Anna Heyward Taylor was born into a prominent family in the cotton industry, in Columbia, South Carolina. She became an important figure in Charleston’s cultural development during the golden years of the Charleston Renaissance. Most noted for her woodblock prints and watercolors, Taylor’s work is characterized by strength in design and an assured technique as she concentrated on chronicling picturesque Charleston and its surroundings in scenes depicting all stratas of everyday life.
Taylor graduated from the South Carolina College for Women, Columbia, in 1897. In 1903, she attended a summer class conducted by William Merritt Chase in Holland and traveled in Europe extensively, visiting London in 1904; England, Paris and Switzerland in 1908; and Italy and Germany in 1909. She also traveled to Asia, visiting China and Japan in 1914. Returning to further her education, she attended graduate school at Radcliffe College and stayed in Provincetown, an artist colony with a strong modernist bent, in the summers of 1915 and 1916 where she studied with the noted artist, B. J. O Nordfeldt. Her other travels were to British Guiana in 1916; to France from 1917 to 1919; and to Mexico, from 1935 to 1936.

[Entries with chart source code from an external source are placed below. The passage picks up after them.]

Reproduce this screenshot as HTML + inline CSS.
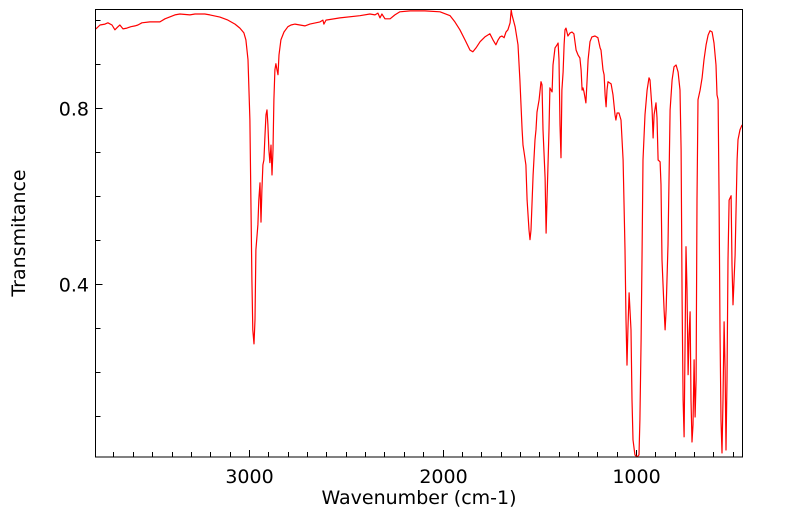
<!DOCTYPE html>
<html><head><meta charset="utf-8"><style>
body{margin:0;background:#fff;}
svg text{font-family:"DejaVu Sans","Liberation Sans",sans-serif;fill:#000;}
</style></head><body>
<svg id="chart" width="799" height="516" xmlns="http://www.w3.org/2000/svg">
<g id="axes"></g>
<path id="line" fill="none" stroke="#ff0000" stroke-width="1.2" stroke-linejoin="round"/>
<rect x="95.5" y="9.5" width="647" height="447.5" fill="none" stroke="#000" stroke-width="1"/>
<text x="419" y="504" font-size="19" text-anchor="middle">Wavenumber (cm-1)</text>
<text transform="translate(25,233) rotate(-90)" font-size="19" text-anchor="middle">Transmitance</text>
</svg>
<script>
const wavenumbers=[3791,3770,3744,3729,3708,3693,3677,3667,3651,3631,3610,3589,3574,3553,3512,3460,3434,3383,3357,3305,3279,3228,3202,3150,3109,3072,3047,3026,3016,3005,2995,2990,2985,2980,2974,2969,2964,2954,2949,2943,2938,2933,2928,2923,2917,2912,2907,2902,2897,2892,2886,2881,2876,2871,2866,2861,2855,2850,2845,2835,2819,2799,2783,2762,2737,2711,2685,2633,2618,2613,2602,2530,2427,2375,2349,2334,2323,2313,2297,2271,2246,2220,2168,2091,2013,1961,1936,1910,1884,1858,1843,1827,1806,1781,1755,1739,1724,1713,1703,1693,1682,1672,1662,1651,1645,1641,1625,1610,1600,1589,1584,1579,1569,1563,1553,1548,1543,1532,1522,1517,1512,1501,1491,1486,1481,1470,1465,1460,1450,1445,1434,1429,1419,1408,1403,1398,1393,1388,1383,1377,1372,1367,1362,1352,1341,1331,1321,1310,1300,1290,1284,1279,1274,1269,1259,1253,1248,1238,1228,1212,1197,1186,1181,1171,1165,1160,1155,1150,1145,1129,1119,1109,1104,1098,1088,1078,1067,1057,1052,1047,1042,1036,1026,1021,1016,1006,995,985,980,974,969,964,954,943,933,928,917,912,907,897,892,886,876,871,866,855,850,845,835,824,814,804,793,783,773,767,762,757,752,747,742,737,731,726,721,716,711,706,700,695,690,685,680,669,659,649,638,628,618,607,597,587,582,576,571,566,561,556,551,545,540,535,530,525,519,509,504,499,488,478,473,463,452];
const transmittance=[0.979,0.988,0.990,0.993,0.988,0.977,0.984,0.988,0.979,0.981,0.984,0.986,0.988,0.993,0.995,0.995,1.002,1.011,1.013,1.011,1.013,1.013,1.011,1.006,0.999,0.990,0.981,0.970,0.954,0.909,0.772,0.590,0.409,0.295,0.263,0.318,0.477,0.534,0.590,0.629,0.540,0.613,0.670,0.681,0.738,0.784,0.795,0.761,0.704,0.675,0.715,0.647,0.704,0.818,0.886,0.900,0.886,0.875,0.920,0.954,0.972,0.984,0.988,0.990,0.988,0.986,0.990,0.995,0.999,0.990,0.999,1.004,1.009,1.013,1.011,1.015,1.004,1.013,1.002,1.002,1.011,1.018,1.020,1.020,1.018,1.009,0.995,0.977,0.954,0.931,0.927,0.936,0.950,0.961,0.968,0.954,0.943,0.954,0.961,0.963,0.959,0.972,0.977,0.993,1.022,1.011,0.984,0.943,0.863,0.750,0.715,0.700,0.670,0.590,0.522,0.500,0.522,0.647,0.727,0.750,0.790,0.818,0.859,0.852,0.750,0.640,0.515,0.590,0.750,0.845,0.836,0.897,0.936,0.943,0.947,0.909,0.761,0.686,0.840,0.881,0.943,0.977,0.981,0.963,0.970,0.972,0.968,0.931,0.920,0.913,0.886,0.840,0.845,0.836,0.811,0.863,0.909,0.950,0.961,0.963,0.959,0.936,0.931,0.886,0.875,0.829,0.802,0.840,0.859,0.854,0.829,0.784,0.772,0.788,0.788,0.772,0.681,0.477,0.318,0.215,0.295,0.379,0.295,0.136,0.045,0.011,0.006,0.011,0.090,0.272,0.477,0.681,0.784,0.840,0.868,0.863,0.795,0.731,0.784,0.811,0.777,0.681,0.677,0.625,0.454,0.340,0.295,0.340,0.488,0.795,0.863,0.893,0.897,0.881,0.840,0.704,0.363,0.136,0.052,0.250,0.484,0.386,0.193,0.284,0.336,0.136,0.040,0.079,0.227,0.097,0.181,0.590,0.818,0.840,0.868,0.909,0.943,0.965,0.975,0.972,0.947,0.897,0.829,0.818,0.590,0.295,0.090,0.015,0.136,0.313,0.204,0.022,0.181,0.454,0.590,0.600,0.443,0.352,0.465,0.681,0.727,0.750,0.761];
const xMajorTicks=[3000,2000,1000];
const xMinorTicks=[3700,3600,3500,3400,3300,3200,3100,2900,2800,2700,2600,2500,2400,2300,2200,2100,1900,1800,1700,1600,1500,1400,1300,1200,1100,900,800,700,600,500];
const yMajorTicks=[0.4,0.8];
const yMinorTicks=[0.1,0.2,0.3,0.5,0.6,0.7,0.9,1.0];

const X0=95.5,X1=742.5,Y0=9.5,Y1=457;
const WN_L=3793,WN_R=450,T_TOP=1.0232,T_BOT=0.006;
function xs(w){return X0+(WN_L-w)/(WN_L-WN_R)*(X1-X0);}
function ys(t){return Y0+(T_TOP-t)/(T_TOP-T_BOT)*(Y1-Y0);}
function clampY(y){return Math.max(Y0,Math.min(Y1,y));}

let d='';
for(let i=0;i<wavenumbers.length;i++){
  d+=(i?'L':'M')+xs(wavenumbers[i]).toFixed(1)+','+clampY(ys(transmittance[i])).toFixed(1);
}
document.getElementById('line').setAttribute('d',d);

const NS='http://www.w3.org/2000/svg';
const axes=document.getElementById('axes');
function ln(x1,y1,x2,y2,name){
  const l=document.createElementNS(NS,'line');
  l.setAttribute('x1',x1);l.setAttribute('y1',y1);l.setAttribute('x2',x2);l.setAttribute('y2',y2);
  l.setAttribute('stroke','#000');l.setAttribute('stroke-width','1');
  
  
  axes.appendChild(l);
}
function tx(x,y,s,anchor,name){
  const t=document.createElementNS(NS,'text');
  t.setAttribute('x',x);t.setAttribute('y',y);t.setAttribute('font-size','19');t.setAttribute('text-anchor',anchor);
  t.textContent=s;
  
  
  axes.appendChild(t);
}
xMinorTicks.forEach(w=>{const x=Math.round(xs(w))+0.5;ln(x,Y1,x,Y1-5,'x-minor-tick');});
xMajorTicks.forEach(w=>{const x=Math.round(xs(w))+0.5;ln(x,Y1,x,Y1-7,'x-major-tick');tx(x,483,String(w),'middle','x-tick-label');});
yMinorTicks.forEach(t=>{const y=Math.round(ys(t))+0.5;ln(X0,y,X0+5,y,'y-minor-tick');});
yMajorTicks.forEach(t=>{const y=Math.round(ys(t))+0.5;ln(X0,y,X0+7,y,'y-major-tick');tx(89,y+7,t.toFixed(1),'end','y-tick-label');});
</script>
</body></html>
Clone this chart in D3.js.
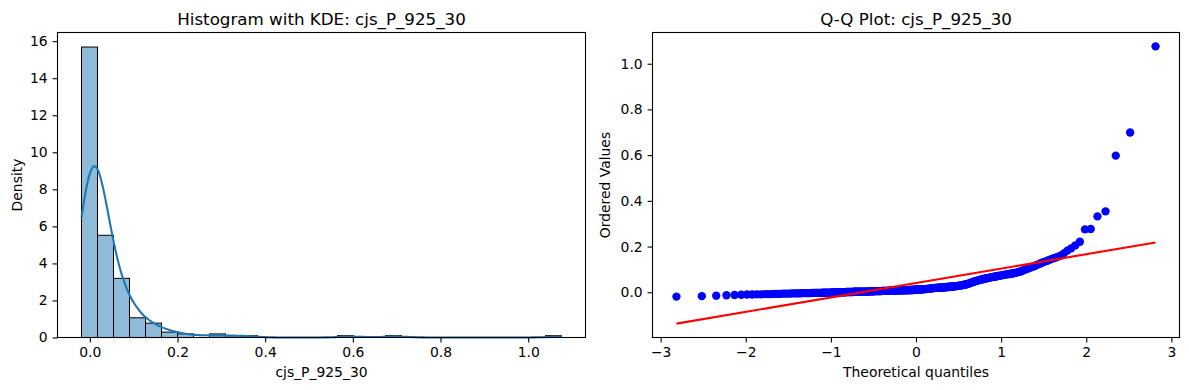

Taylor lived in New York City from 1920 until she moved to Charleston permanently in 1929. She, along with Alice Ravenel Huger Smith, Alfred Hutty, and Elizabeth O’Neill Verner, were the principals in the cultural and artistic reawakening of Charleston. Her works are in the permanent collections of the Greenville County Museum of Art; the Gibbes Museum of Art, Charleston; the American Museum of Natural History, New York; the Brooklyn Botanical Gardens; the University of Michigan Museum of Art, Ann Arbor; the Lowe Art Museum, University of Miami; the Columbia Museum of Art, South Carolina; and the Morris Museum of Art, Augusta.